Here is a pretty fluffy answer, but something that might help(?)

There are two ways to understand why linear functions are so desirable.

1. For a linear function, where you are headed is not determined by where you are.

That is, say for optimization, if you are before a peak and after a peak, it's unclear whether or not you should increase or decrease your parameter. This is not so for linear functions, and unlike other functions, the cost of increasing your parameter ($\Delta x$) does not depend on where you are either.

This is succinctly the fact that $f(x+\Delta x)=f(x)+f(\Delta x)$ for all choices of $x$.

It makes sense then that we would use linear functions for a variety of problems to decide what is going on locally and this is the key insight of the derivative.

2. Linear transformations have a nontrivial and easy to describe geometry.

This is not any more difficult than why one computes riemann integrals (which is a linearization in its own right) by looking at the area of squares, or decides the angle of intersection by intersecting tangent lines. Linear things just have a clear geometry that well approximates large classes of objects. This geometry is one that can scale too, which is essential to our geometric pictures. If we transform something, the picture should not depend on a choice of co-ordinate axes, which is to say that $kf(x)=f(kx)$.

3. Dimension plays a different role in (finite dimensional) linear algebra that is, when things behave linearly, the linear geometry (and math) of $\mathbb R^4$ is not that different from $\mathbb R^3$. This is basically a consequence of the fact that $V \cong k^n$ for the ground field $k$, where the latter is read as a $k$-vector space. This basically imposes a certain homogeneity on a vector space (and linear functions on it) since they are "homogeneous" as you go up in dimension: essentially more copies of $k$.

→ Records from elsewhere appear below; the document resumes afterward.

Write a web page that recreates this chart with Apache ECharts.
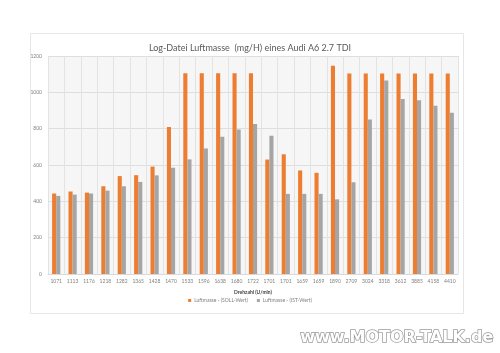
<!DOCTYPE html>
<html>
<head>
<meta charset="utf-8">
<script src="https://cdn.jsdelivr.net/npm/echarts@6/dist/echarts.min.js"></script>
<style>
  html, body { margin: 0; padding: 0; background: #fff; }
  #chart { width: 500px; height: 353px; }
</style>
</head>
<body>
<div id="chart"></div>
<script>
  // Drehzahl (U/min)
  var categories = ['1071', '1113', '1176', '1218', '1282', '1365', '1428', '1470', '1533', '1596', '1638', '1680', '1722',
    '1701', '1701', '1659', '1659', '1890', '2709', '3024', '3318', '3612', '3885', '4158', '4410']
  var sollWert = [443, 454, 448, 483, 539, 544, 591, 809, 1105, 1105, 1105, 1105, 1105,
    630, 659, 570, 557, 1146, 1104, 1104, 1104, 1104, 1104, 1104, 1104]
  var istWert = [430, 437, 443, 459, 483, 507, 543, 585, 631, 691, 756, 796, 826,
    761, 441, 441, 441, 411, 505, 850, 1065, 963, 957, 926, 887]
  var yTicks = { min: 0, max: 1200, interval: 200 }

  var font = 'Lato, "Open Sans", sans-serif'
  var myChart = echarts.init(document.getElementById('chart'))
  var option = {
    animation: false,
    textStyle: { fontFamily: font },
    title: {
      text: 'Log-Datei Luftmasse  (mg/H) eines Audi A6 2.7 TDI',
      left: 'center',
      top: 39,
      textStyle: { fontSize: 9, fontWeight: 'normal', color: '#595959', fontFamily: font }
    },
    legend: {
      bottom: 45,
      left: 'center',
      itemWidth: 3,
      itemHeight: 3,
      itemGap: 9,
      icon: 'rect',
      textStyle: { fontSize: 5, color: '#7f7f7f', padding: [0, 0, 0, -2] },
      data: ['Luftmasse - (SOLL-Wert)', 'Luftmasse - (IST-Wert)']
    },
    grid: {
      left: 48,
      right: 42,
      top: 56,
      bottom: 79,
      show: true,
      backgroundColor: '#f6f6f6',
      borderWidth: 0
    },
    xAxis: {
      type: 'category',
      data: categories,
      name: 'Drehzahl (U/min)',
      nameLocation: 'middle',
      nameGap: 16,
      nameTextStyle: { fontSize: 5, color: '#404040', fontWeight: 'bold' },
      axisLine: { show: true, lineStyle: { color: '#d9d9d9' } },
      axisTick: { show: false },
      axisLabel: { interval: 0, fontSize: 5, color: '#7f7f7f', margin: 5 },
      splitLine: { show: true, interval: 0, lineStyle: { color: '#e3e3e3', width: 1 } }
    },
    yAxis: {
      type: 'value',
      min: yTicks.min,
      max: yTicks.max,
      interval: yTicks.interval,
      axisLine: { show: false },
      axisTick: { show: false },
      axisLabel: { fontSize: 5, color: '#7f7f7f', margin: 6, formatter: function (v) { return String(v) } },
      splitLine: { lineStyle: { color: '#dedede', width: 1 } }
    },
    series: [
      {
        name: 'Luftmasse - (SOLL-Wert)',
        type: 'bar',
        data: sollWert,
        barGap: '0%',
        barCategoryGap: '50%',
        itemStyle: { color: '#ED7D31' }
      },
      {
        name: 'Luftmasse - (IST-Wert)',
        type: 'bar',
        data: istWert,
        barGap: '0%',
        barCategoryGap: '50%',
        itemStyle: { color: '#A5A5A5' }
      }
    ],
    graphic: [
      {
        type: 'rect',
        shape: { x: 30.5, y: 33.5, width: 433, height: 280 },
        style: { fill: 'none', stroke: '#e6e6e6', lineWidth: 1 },
        z: -10
      },
      {
        type: 'text',
        right: 6,
        bottom: 6,
        style: {
          text: 'www.MOTOR-TALK.de',
          font: 'bold 16px "DejaVu Sans", sans-serif',
          fill: '#ffffff',
          stroke: '#9a9a9a',
          lineWidth: 1.5
        }
      }
    ]
  }
  myChart.setOption(option)
</script>
</body>
</html>
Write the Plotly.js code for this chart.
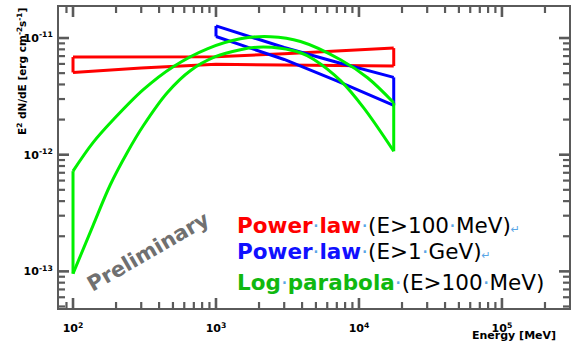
<!DOCTYPE html>
<html>
<head>
<meta charset="utf-8">
<script src="https://cdn.plot.ly/plotly-3.0.1.min.js"></script>
<style>
  html, body { margin: 0; padding: 0; background: #fff; }
  #chart { width: 572px; height: 342px; }
</style>
</head>
<body>
<div id="chart"></div>
<script>
// E^2 dN/dE spectral butterflies: two power-law fits and a log-parabola fit.

// Power law, E > 100 MeV
const plE    = [100, 300, 1000, 3000, 17500];
const plHigh = [6.87e-12, 6.85e-12, 6.90e-12, 7.35e-12, 8.20e-12];
const plLow  = [5.07e-12, 5.53e-12, 5.96e-12, 5.85e-12, 5.75e-12];

// Power law, E > 1 GeV
const plGeVE    = [1000, 2000, 3000, 7000, 17500];
const plGeVHigh = [12.7e-12, 9.7e-12, 8.3e-12, 6.2e-12, 4.6e-12];
const plGeVLow  = [10.3e-12, 7.8e-12, 6.55e-12, 4.3e-12, 2.65e-12];

// Log parabola, E > 100 MeV (upper and lower envelopes)
const lpHighE = [100, 138, 191, 310, 502, 869, 1480, 2400, 3900, 7430, 11480, 17500];
const lpHigh  = [0.723e-12, 1.268e-12, 1.99e-12, 3.61e-12, 5.68e-12, 8.09e-12,
                 9.86e-12, 10.26e-12, 9.35e-12, 6.52e-12, 4.57e-12, 2.79e-12];
const lpLowE  = [100, 138, 182, 239, 310, 456, 661, 990, 1480, 1945, 2820, 3900,
                 4810, 7430, 10760, 17500];
const lpLow   = [0.0955e-12, 0.247e-12, 0.550e-12, 1.04e-12, 1.77e-12, 3.40e-12,
                 5.25e-12, 6.92e-12, 7.94e-12, 8.34e-12, 8.18e-12, 7.48e-12,
                 6.58e-12, 4.31e-12, 2.53e-12, 1.07e-12];

// Axis ticks
const xTickVals = [1e2, 1e3, 1e4, 1e5];
const xTickText = ['10<sup>2</sup>', '10<sup>3</sup>', '10<sup>4</sup>', '10<sup>5</sup>'];
const yTickVals = [1e-13, 1e-12, 1e-11];
const yTickText = ['10<sup>-13</sup>', '10<sup>-12</sup>', '10<sup>-11</sup>'];

const xRange = [1.902, 5.469];   // log10(E / MeV)
const yRange = [-13.314, -10.734];

function minorTicks(fromExp, toExp) {
  const v = [];
  for (let d = fromExp; d <= toExp; d++) {
    for (let k = 2; k <= 9; k++) v.push(k * Math.pow(10, d));
  }
  return v;
}
const inside = r => v => Math.log10(v) > r[0] + 0.01 && Math.log10(v) < r[1] - 0.01;
const xMinor = minorTicks(1, 5).filter(inside(xRange));
const yMinor = minorTicks(-14, -11).filter(inside(yRange));

// plot-area geometry in pixels
const L = 59, R = 3, T = 7, B = 34, FW = 572, FH = 342;
const PW = FW - L - R, PH = FH - T - B;
const px = x => (x - L) / PW;
const py = y => (FH - B - y) / PH;

const W = 3;
// Outline of a band: upper edge, lower edge and the two vertical end caps.
function band(xHi, yHi, xLo, yLo, color, shape) {
  const line = { color: color, width: W, shape: shape };
  const n = xHi.length - 1, m = xLo.length - 1;
  return [
    { x: xHi, y: yHi, mode: 'lines', line: line, hoverinfo: 'skip' },
    { x: xLo, y: yLo, mode: 'lines', line: line, hoverinfo: 'skip' },
    { x: [xHi[0], xLo[0], null, xHi[n], xLo[m]],
      y: [yHi[0], yLo[0], null, yHi[n], yLo[m]],
      mode: 'lines', line: { color: color, width: W }, connectgaps: false, hoverinfo: 'skip' }
  ];
}

// Inward tick marks on all four sides, as line segments on the log axes.
const frame = '#5a5a5a';
const dexPerPxX = (xRange[1] - xRange[0]) / PW;
const dexPerPxY = (yRange[1] - yRange[0]) / PH;
function tickTrace(xVals, yVals, lenPx, width) {
  const x = [], y = [];
  xVals.forEach(v => {
    x.push(v, v, null, v, v, null);
    y.push(Math.pow(10, yRange[0]), Math.pow(10, yRange[0] + lenPx * dexPerPxY), null,
           Math.pow(10, yRange[1]), Math.pow(10, yRange[1] - lenPx * dexPerPxY), null);
  });
  yVals.forEach(v => {
    y.push(v, v, null, v, v, null);
    x.push(Math.pow(10, xRange[0]), Math.pow(10, xRange[0] + lenPx * dexPerPxX), null,
           Math.pow(10, xRange[1]), Math.pow(10, xRange[1] - lenPx * dexPerPxX), null);
  });
  return { x: x, y: y, mode: 'lines', line: { color: frame, width: width },
           connectgaps: false, hoverinfo: 'skip' };
}

const traces = [
  tickTrace(xMinor, yMinor, 6, 2.2),
  tickTrace(xTickVals, yTickVals, 10, 2.6)
]
  .concat(band(plE, plHigh, plE, plLow, '#ff0000', 'linear'))
  .concat(band(plGeVE, plGeVHigh, plGeVE, plGeVLow, '#0000ff', 'linear'))
  .concat(band(lpHighE, lpHigh, lpLowE, lpLow, '#00f000', 'spline'));

const dot = '<span style="color:#5aa6e6">·</span>';
const ret = '<span style="color:#5aa6e6;font-size:11px">↵</span>';
function colored(txt, c) { return '<span style="color:' + c + '"><b>' + txt + '</b></span>'; }

const legendFont = { family: 'DejaVu Sans', size: 21.5, color: '#000' };
const annotations = [
  { text: colored('Power', '#ff0000') + dot + colored('law', '#ff0000') + dot +
          '(E&gt;100' + dot + 'MeV)' + ret,
    x: px(235), y: py(225), xanchor: 'left', yanchor: 'middle' },
  { text: colored('Power', '#1010ff') + dot + colored('law', '#1010ff') + dot +
          '(E&gt;1' + dot + 'GeV)' + ret,
    x: px(235), y: py(251), xanchor: 'left', yanchor: 'middle' },
  { text: colored('Log', '#10b810') + dot + colored('parabola', '#10b810') + dot +
          '(E&gt;100' + dot + 'MeV)',
    x: px(235), y: py(282), xanchor: 'left', yanchor: 'middle' }
].map(a => Object.assign({ xref: 'paper', yref: 'paper', showarrow: false, font: legendFont }, a));

annotations.push({
  text: '<b>Preliminary</b>', xref: 'paper', yref: 'paper', x: px(148), y: py(252),
  xanchor: 'center', yanchor: 'middle', textangle: -30, showarrow: false,
  font: { family: 'DejaVu Sans', size: 21, color: '#707070' }
});
annotations.push({
  text: '<b>E<sup>2</sup> dN/dE [erg cm<sup>-2</sup>s<sup>-1</sup>]</b>',
  xref: 'paper', yref: 'paper', x: px(22), y: py(72), xanchor: 'center', yanchor: 'middle',
  textangle: -90, showarrow: false,
  font: { family: 'DejaVu Sans', size: 10.5, color: '#000' }
});
annotations.push({
  text: '<b>Energy [MeV]</b>', xref: 'paper', yref: 'paper', x: px(558), y: py(335),
  xanchor: 'right', yanchor: 'middle', showarrow: false,
  font: { family: 'DejaVu Sans', size: 11, color: '#000' }
});

const axisCommon = {
  type: 'log', showgrid: false, zeroline: false, ticks: '',
  showline: true, linecolor: frame, linewidth: 2, mirror: true,
  tickmode: 'array', fixedrange: true,
  tickfont: { family: 'DejaVu Sans', size: 11, color: '#000', weight: 'bold' }
};

const layout = {
  width: FW, height: FH,
  margin: { l: L, r: R, t: T, b: B },
  paper_bgcolor: '#fff', plot_bgcolor: '#fff',
  showlegend: false,
  xaxis: Object.assign({}, axisCommon, {
    range: xRange, tickvals: xTickVals, ticktext: xTickText, ticklabelstandoff: 9
  }),
  yaxis: Object.assign({}, axisCommon, {
    range: yRange, tickvals: yTickVals, ticktext: yTickText, ticklabelstandoff: 2
  }),
  annotations: annotations
};

Plotly.newPlot('chart', traces, layout, { displayModeBar: false, staticPlot: true });
</script>
</body>
</html>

Basically: if you solve a problem in a given dimension for one vector space, you got it for all vector paces, as long as you can transform one into the other.

Answer 5

This only addresses your first question.

First, I think it's worth saying that "linearity" can be very complicated. Linear algebra is so pleasant because the maps involved are linear over a field. In general, the study of modules over a ring is much more complicated and opaque than linear algebra (i.e the study of modules over a field).

From a category-theoretic perspective, the category of vector spaces over a field $\Bbbk$ has rich structure which is simultaneously very simple - it's determined by the field $\Bbbk$. Specifically, it is an abelian symmetric monoidal closed category, whose monoidal unit is simple (admits only trivial quotients), and in which every object is a power of the monoidal unit (the field $\Bbbk$).

In fact, if we require each object to be a finite power of the monoidal unit then this characterizes category of finite dimensional vector spaces over a field, as explained here. Thus the extremely pleasant structural properties above actually recover finite dimensional linear algebra.

Remark. In the category of modules over (even) a commutative ring $R$, the $R$-module structure of $R$ is simple iff $R$ has only trivial ideals iff $R$ is a field!